The novel unfolds in twelve chapters, looping back and forth in time like a tango, and the rhythm feels both hypnotic and claustrophobic. If Franz Kafka wrote nightmares, Krasznahorkai wrote the insomnia that follows.
The Nobel Committee praised him for his “visionary narratives that illuminate the struggle for meaning in a fragmented world.” But that sentence, like all official sentences, only hints at the quiet terror in his work.
Krasznahorkai is not merely chronicling a broken world — he is searching for the sacred within its ruins. His long sentences, often stretching across pages without a single full stop, mimic the unbroken stream of consciousness, the breathless continuity of existence. To read him is to be reminded that literature can still resist the algorithmic pace of our times.
For young readers, especially those who grew up in an age of speed — of notifications, soundbites, and content — Krasznahorkai offers a kind of radical slowness. His novels refuse to be skimmed. They ask for stillness, for solitude.
And perhaps that is why his work feels so strangely urgent now. To read him is to practice the forgotten art of attention.

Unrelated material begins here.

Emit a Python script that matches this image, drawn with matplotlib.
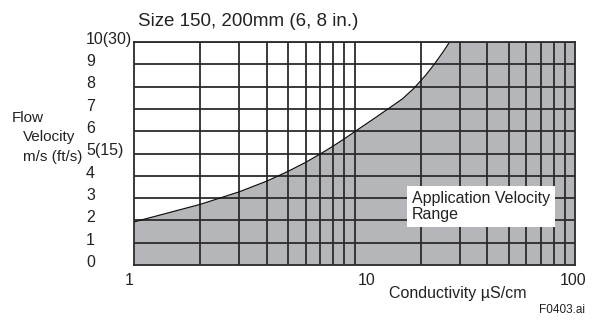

Krasznahorkai’s path to global recognition was anything but smooth. Under Hungary’s communist regime, his early manuscripts faced censorship, and for years he lived a nomadic life — moving between Berlin, New York, Kyoto, and countless other cities.
His translators, especially George Szirtes and Ottilie Mulzet, became his closest collaborators, carrying the rhythm of his Hungarian sentences into English with extraordinary care. Through them, his voice reached a wider world: melancholic, ironic, endlessly searching.
In The Melancholy of Resistance, which inspired Béla Tarr’s haunting film Werckmeister Harmonies, a town descends into chaos when a circus arrives with a dead whale and a mysterious “Prince.” The story feels biblical and absurd at once — a parable about collective hysteria and the fragile illusion of order. Krasznahorkai’s apocalypse, again, is not about explosions. It is about the quiet corrosion of belief.
Yet, there is an odd kind of tenderness in his vision. In War and War, a man obsessed with preserving a mysterious manuscript travels to New York, convinced that he must upload it to the internet before humanity destroys itself.
The novel ends with both destruction and salvation, suggesting that art — or the act of writing itself — might be the last refuge of meaning. Krasznahorkai’s characters rarely find peace, but they do find purpose. That, he seems to say, is enough.
When DW reported his Nobel win, Hungarian readers celebrated with restrained pride. Krasznahorkai has long been a figure of myth — an author who writes slowly, avoids the spotlight, and speaks of transcendence in an age allergic to mystery. His Nobel is not just a national honour; it’s a reminder that literature still has space for difficulty, for the kind of writing that doesn’t flatter the reader but transforms them.
And what does it mean for young readers to encounter such a writer now? Perhaps it is an invitation — to read not for distraction but for depth, to follow sentences that wander without promise of conclusion, to find beauty in discomfort.
Krasznahorkai’s novels are not stories you consume; they are experiences you undergo. You begin reading them as a reader and end as a witness.
In his Nobel biography, the Academy notes that Krasznahorkai studied law before turning to literature, that he was influenced by Eastern philosophy, and that his works explore “the tension between chaos and order, despair and transcendence.”
But these are merely coordinates. To read him is to walk through a labyrinth, where the walls are sentences and the exit, if it exists, is enlightenment.
He once said that his writing is an attempt to “describe the indescribable.” That may sound impossible, but impossibility is precisely his point. In a time when words are often used to simplify, Krasznahorkai uses them to restore complexity — to make us see the world again, not as a feed of fleeting updates, but as a trembling, infinite thing.
If you are a young reader standing at the edge of your own uncertainty — unsure of where the world is heading, or where you belong in it — Krasznahorkai’s novels might not give you answers. But they will give you language for your confusion, and that is its own kind of solace. His work reminds us that literature isn’t meant to fix the world; it’s meant to bear witness to it, sentence by sentence.
Perhaps that’s what the Nobel Prize saw in him this year — not just a master of prose, but a philosopher of the slow apocalypse we are all living through. Krasznahorkai writes as if time were running out, and maybe it is. But in his pages, at least, the world still holds together, one dizzying sentence at a time.